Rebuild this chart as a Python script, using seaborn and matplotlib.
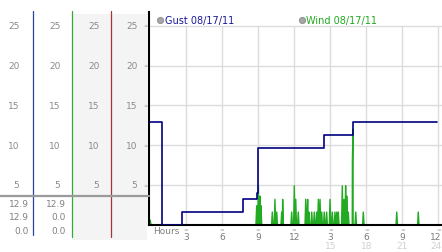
import matplotlib
matplotlib.use("Agg")
import numpy as np
import pandas as pd
import seaborn as sns
import matplotlib.pyplot as plt
from matplotlib.lines import Line2D
from matplotlib.patches import Rectangle
from matplotlib import transforms

# ---------------- data ----------------
gust_hours = [0.0, 1.00, 1.03, 2.71, 7.78, 8.91, 9.03, 14.52, 16.89, 23.88]
gust_speed = [12.9, 6.4, 0.0, 1.6, 3.2, 4.0, 9.7, 11.3, 12.9, 12.9]

wind_spike_hours = [0.03, 8.88, 9.02, 9.16, 9.24, 10.18, 10.40, 10.55, 10.96, 11.04,
                    11.79, 12.01, 12.13, 12.34, 12.96, 13.12, 13.23, 13.46, 13.67,
                    13.87, 14.01, 14.15, 14.29, 14.50, 14.70, 14.98, 15.17, 15.39,
                    15.54, 15.67, 16.00, 16.14, 16.28, 16.37, 16.50, 16.84, 16.89,
                    17.12, 17.75, 20.53, 22.32]
wind_spike_speed = [0.6, 2.4, 4.9, 3.6, 2.4, 1.6, 3.2, 1.6, 1.6, 3.2,
                    1.6, 4.9, 3.2, 1.6, 3.2, 3.2, 1.6, 1.6, 1.6,
                    1.6, 3.2, 3.2, 1.6, 1.6, 1.6, 3.2, 1.6, 1.6,
                    1.6, 1.6, 4.9, 3.2, 4.9, 3.6, 1.6, 8.0, 12.0,
                    1.6, 1.6, 1.6, 1.6]

scale_values = [5, 10, 15, 20, 25]
x_ticks = [3, 6, 9, 12, 15, 18, 21, 24]
x_tick_labels = ["3", "6", "9", "12", "3", "6", "9", "12"]
x_ticks_day2 = [15, 18, 21, 24]
x_tick_labels_day2 = ["15", "18", "21", "24"]
gust_readout = ["12.9", "12.9", "0.0"]
wind_readout = ["12.9", "0.0", "0.0"]
gust_label = "Gust 08/17/11"
wind_label = "Wind 08/17/11"

# ---------------- tables ----------------
gust_df = pd.DataFrame({"hour": gust_hours, "speed": gust_speed})
half = 0.06
wt, wv = [0.0], [0.0]
for t, v in zip(wind_spike_hours, wind_spike_speed):
    wt += [max(t - half, 0.0), t, t + half]
    wv += [0.0, v, 0.0]
wt.append(24.0)
wv.append(0.0)
wind_df = pd.DataFrame({"hour": wt, "speed": wv})

# ---------------- style ----------------
sns.set_style("white")
plt.rcParams["font.family"] = ["DejaVu Sans"]

W, H = 442, 253
def fx(x):
    return x / W
def fy(y):
    return 1 - y / H

fig = plt.figure(figsize=(W / 100, H / 100), dpi=100)
y0_px, y_top_px, px_per_unit = 225.8, 13.0, 7.96
x_left_px, x_right_px, px_per_h, x0_px = 149.0, 442.0, 12.024, 149.9
ax = fig.add_axes([fx(x_left_px), fy(y0_px), fx(x_right_px) - fx(x_left_px), (y0_px - y_top_px) / H])
ax.set_xlim((x_left_px - x0_px) / px_per_h, (x_right_px - x0_px) / px_per_h)
ax.set_ylim(0, (y0_px - y_top_px) / px_per_unit)

grid_c = "#dcdcdc"
xl = ax.get_xlim()
ax.vlines(x_ticks, 0, 25, color=grid_c, lw=1, zorder=0)
ax.hlines(scale_values, xl[0], xl[1], color=grid_c, lw=1, zorder=0)

sns.lineplot(data=wind_df, x="hour", y="speed", ax=ax, color="#22aa22", lw=1.0,
             estimator=None, sort=True, zorder=2)
sns.lineplot(data=gust_df, x="hour", y="speed", ax=ax, color="#000080", lw=1.2,
             estimator=None, sort=False, drawstyle="steps-post", zorder=3)

ax.set_xlabel("")
ax.set_ylabel("")
ax.set_xticks([])
ax.set_yticks([])
for s in ["top", "right"]:
    ax.spines[s].set_visible(False)
for s in ["left", "bottom"]:
    ax.spines[s].set_color("black")
    ax.spines[s].set_linewidth(1.5)

# ---------------- x tick labels ----------------
tx = transforms.blended_transform_factory(ax.transData, fig.transFigure)
last = x_ticks[-1]
for t, lab in zip(x_ticks, x_tick_labels):
    ha = "right" if t == last else "center"
    xx = t + 0.25 if t == last else t
    fig.text(xx, fy(237.8), lab, transform=tx, ha=ha, va="center",
             fontsize=6.5, color="#7a7a7a")
    fig.text(t, fy(230.0), "≈", transform=tx, ha="center", va="center",
             fontsize=4, color="#aaaaaa")
for t, lab in zip(x_ticks_day2, x_tick_labels_day2):
    ha = "right" if t == last else "center"
    xx = t + 0.25 if t == last else t
    fig.text(xx, fy(246.3), lab, transform=tx, ha=ha, va="center",
             fontsize=6.5, color="#d0d0d0")
fig.text(fx(153), fy(232), "Hours", ha="left", va="center", fontsize=6.5, color="#808080")

# ---------------- legend ----------------
fig.add_artist(Line2D([fx(160)], [fy(20.7)], marker="o", ms=4.2, color="#a8a8a8",
                      mec="#999999", transform=fig.transFigure))
fig.text(fx(165), fy(20.7), gust_label, ha="left", va="center", fontsize=7, color="#1a1a99")
fig.add_artist(Line2D([fx(301.5)], [fy(20.7)], marker="o", ms=4.2, color="#a8a8a8",
                      mec="#999999", transform=fig.transFigure))
fig.text(fx(306.5), fy(20.7), wind_label, ha="left", va="center", fontsize=7, color="#22aa22")

# ---------------- left scale panels ----------------
fig.add_artist(Rectangle((fx(72), fy(241)), fx(147) - fx(72), (241 - 15) / H,
                         transform=fig.transFigure, color="#f4f4f4", zorder=-1, lw=0))
ty = transforms.blended_transform_factory(fig.transFigure, ax.transData)
col_right = [19.5, 60.5, 99.5, 137.5]
for v in scale_values:
    for cx in col_right:
        fig.text(fx(cx), v, str(v), transform=ty, ha="right", va="center",
                 fontsize=6.5, color="#8a8a8a")
    fig.text(fx(145.5), v, "≈", transform=ty, ha="center", va="center",
             fontsize=4, color="#aaaaaa")

for x, col, ytop, ybot in [(33, "#2a44a0", 12, 236), (72, "#33aa33", 12, 238), (111, "#aa3333", 12, 238)]:
    fig.add_artist(Line2D([fx(x), fx(x)], [fy(ytop), fy(ybot)], color=col, lw=0.9,
                          transform=fig.transFigure, zorder=2))
fig.add_artist(Line2D([fx(0), fx(149)], [fy(197), fy(197)], color="#9a9a9a", lw=1.6,
                      transform=fig.transFigure, zorder=3))

row_y = [204.5, 218.0, 231.5]
for y, g, w in zip(row_y, gust_readout, wind_readout):
    fig.text(fx(28.5), fy(y), g, ha="right", va="center", fontsize=6.5, color="#808080")
    fig.text(fx(65.5), fy(y), w, ha="right", va="center", fontsize=6.5, color="#808080")

fig.savefig("out.png", dpi=100)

--------------------------------------------------

§ Work to complete
From the first line above down to the line with "return 1 - y / H", reproduce every line and no others, omitting pictures.

§ Answer to this exercise
Rebuild this chart as a Python script, using seaborn and matplotlib.
import matplotlib
matplotlib.use("Agg")
import numpy as np
import pandas as pd
import seaborn as sns
import matplotlib.pyplot as plt
from matplotlib.lines import Line2D
from matplotlib.patches import Rectangle
from matplotlib import transforms

# ---------------- data ----------------
gust_hours = [0.0, 1.00, 1.03, 2.71, 7.78, 8.91, 9.03, 14.52, 16.89, 23.88]
gust_speed = [12.9, 6.4, 0.0, 1.6, 3.2, 4.0, 9.7, 11.3, 12.9, 12.9]

wind_spike_hours = [0.03, 8.88, 9.02, 9.16, 9.24, 10.18, 10.40, 10.55, 10.96, 11.04,
                    11.79, 12.01, 12.13, 12.34, 12.96, 13.12, 13.23, 13.46, 13.67,
                    13.87, 14.01, 14.15, 14.29, 14.50, 14.70, 14.98, 15.17, 15.39,
                    15.54, 15.67, 16.00, 16.14, 16.28, 16.37, 16.50, 16.84, 16.89,
                    17.12, 17.75, 20.53, 22.32]
wind_spike_speed = [0.6, 2.4, 4.9, 3.6, 2.4, 1.6, 3.2, 1.6, 1.6, 3.2,
                    1.6, 4.9, 3.2, 1.6, 3.2, 3.2, 1.6, 1.6, 1.6,
                    1.6, 3.2, 3.2, 1.6, 1.6, 1.6, 3.2, 1.6, 1.6,
                    1.6, 1.6, 4.9, 3.2, 4.9, 3.6, 1.6, 8.0, 12.0,
                    1.6, 1.6, 1.6, 1.6]

scale_values = [5, 10, 15, 20, 25]
x_ticks = [3, 6, 9, 12, 15, 18, 21, 24]
x_tick_labels = ["3", "6", "9", "12", "3", "6", "9", "12"]
x_ticks_day2 = [15, 18, 21, 24]
x_tick_labels_day2 = ["15", "18", "21", "24"]
gust_readout = ["12.9", "12.9", "0.0"]
wind_readout = ["12.9", "0.0", "0.0"]
gust_label = "Gust 08/17/11"
wind_label = "Wind 08/17/11"

# ---------------- tables ----------------
gust_df = pd.DataFrame({"hour": gust_hours, "speed": gust_speed})
half = 0.06
wt, wv = [0.0], [0.0]
for t, v in zip(wind_spike_hours, wind_spike_speed):
    wt += [max(t - half, 0.0), t, t + half]
    wv += [0.0, v, 0.0]
wt.append(24.0)
wv.append(0.0)
wind_df = pd.DataFrame({"hour": wt, "speed": wv})

# ---------------- style ----------------
sns.set_style("white")
plt.rcParams["font.family"] = ["DejaVu Sans"]

W, H = 442, 253
def fx(x):
    return x / W
def fy(y):
    return 1 - y / H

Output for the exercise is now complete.